6. Piracy helps collected works. That’s counter-intuitive, I know, but it seems to be true. According to the Comics Journal the only convincing research on the matter suggests that while piracy damages single-issue sales of episodic materials, it actually provides an overall boost to sales of nicely-presented collections of the same material (i.e. collections which offer the reader the complete story and more). At the same time apparently the industry believes that ‘digital only’ is not an economically sustainable model (because… piracy?), yet it’s the direction the U.S. superhero comics seems to be headed toward as their comic shops close. I suspect that Amazon will be very happy to show creators how “digital only” can pay 60% royalties, and Patreon will also have something to say on the matter. Such creators may not be making Batman, but I for one don’t care a fig about Batman or any other superhero in the DC line-up.
7. India has a truly vast and also under-served market of young readers, re: their potential for consuming entertaining story comics. That’s enticing to western publishers, who are facing a future where even a ‘top best-seller’ non-kiddie graphic novel might only sell 20,000 copies. But local industry experts in India suggest their comics readers are predominately conservative and rural. Thus they really don’t ‘get’ the traditional American superhero settings or attitudes. Nor is the nation as a whole very keen on science-fiction, which is still very much seen as an urban and studenty sort of niche thing. For comics, folk-heroes in countryside settings are said to appeal far more. To get that right takes a lot of local and historical knowledge, not to mention enough know-how to avoid triggering local religious sensitivities.
8. The comics publishing industry in France and Belgium is booming, going from producing a mere 700 books a year in the 1990s to over 5,000 books a year in 2018. In France and Belgium the market is now reportedly worth around $780m a year, which is starting to compare favourably with the $1 billion U.S. comics market. But it seems their “BD” comics have a problem in diluted readerships per-title, and also in getting the $ rewards back down to comics-creators (though the latter may just be me hearing the sound of loud gripers, griping) even though they reportedly pay cash advances while writers and artists work on a new book. Yet the American audience may not be much of a way to boost readerships as translated French titles often have a poor ‘fit’ with the American mass market, for a variety of reasons — including ‘awkward’ page-counts, non-translatable humour, and assumption of an audience comfortable with genuinely adult and iconoclastic themes.

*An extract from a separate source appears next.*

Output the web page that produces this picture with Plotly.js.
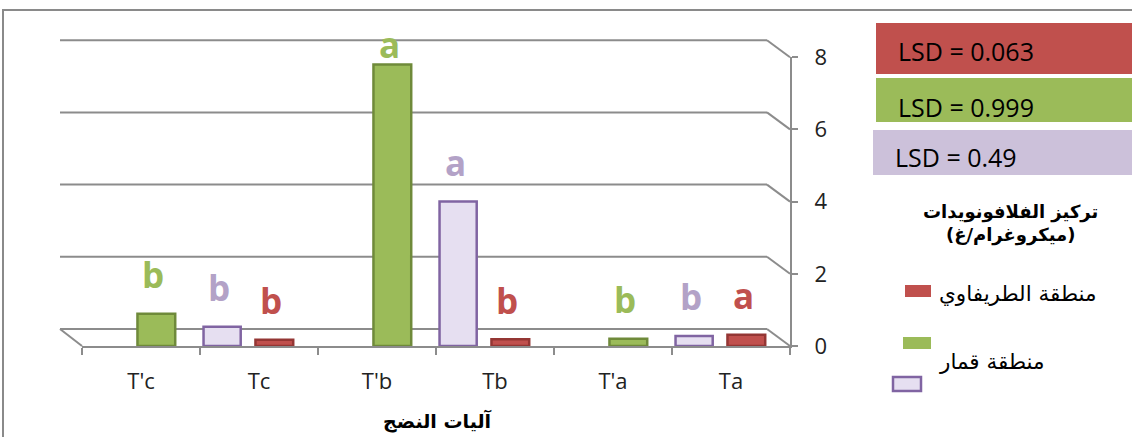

9. A general lack of curation and overview for potential readers. While the high-brow newspaper and ‘in-the-know’ industry critics seem happy to hype titles that fit their own niche political sentiments, the bulk of the audience is often left wondering where they even make a start among the hundreds of titles which appear each month. There is a wealth of great material being released, including for adults and in complete-story trade paperbacks, but how to find out about it? Periodically checking the new comics projects on Kickstarter is not a substitute. Taste-matching algorithms are often worse than useless, even on Amazon. The blog-a-zines seem to cover either i) all of the weekly tidal-wave of new superheroes titles, ii) or titles that suit their own far-left political tastes, or iii) or a handful of obscure art-school titles and similar ‘underground’ reprints. With nothing in between. I know this is a problem I’ve personally encountered in terms of finding completed science-fiction graphic novels suitable for adults, as a catch-up on the output of the last couple of years. It took a long time to find them, and I’m an expert Web searcher. And even then, I’m still finding titles I didn’t find on the first very intensive search.
10. The success of the superhero movies don’t appear to be translating into booming sales of the same heroes in their ongoing serial comics. Possibly because (so I’m told) Thor on the screen is no longer the Thor in the comic, with both the hero and storylines having been changed radically to try to appeal to new demographics. And neither are the same as Thor in 1973. Looking at the comics themselves, it’s quite evident to me that quality has gone down (since the 1970s and 80s) as the number of titles has increased, which is another drawback. While the 50-something guy whose only superpower is a bulging wallet will still buy the collected hardback reprints of the 1970s stuff, for now, it seems he no longer walks out of the comics shop each week with $100 of monthly comics in his bag. As a result mainstream superhero comics and their comics shops appear to be lurching from crisis to crisis, hoping that some big new dedicated readership will suddenly emerge and save them. While certain 11-14 year-olds in niche audiences may feel very flattered that they are being so assiduously courted by current comics publishers, it seems doubtful they’ll mature into a huge rolling cohort of paying readers/collectors of monthly serialized 24-page comics. Meanwhile, the stores are slammed with rising rents, labour costs, and energy costs.
In the debate I also noticed the apparent absence of people talking about…
i) the impact of Amazon ebooks and Amazon’s low-cost 10″ Fire digital tablets with excellent screens. It makes a huge difference to me that since Nov 2017 I can get an affordable £120 tablet with a really great 10″ screen, and I’m sure it’s also impacted many others. In fact it’s the key thing that has drawn me back to comics. You wouldn’t know it from the media coverage of comics, even in the trade press, but apparently the digital-only webtoons.com is the world’s largest comics publisher by audience.
ii) behind the scenes, the ways that comics makers are speeding up the production process with digital, 3D-to-2D and software automation. People seem reluctant to let go of the idea that a good comic must appear in print, and like to imagine that all production still takes place on wooden drawing-boards with dip-pens and white-out.
Ok, there you go. Tell me where I got it wrong or misunderstood, please.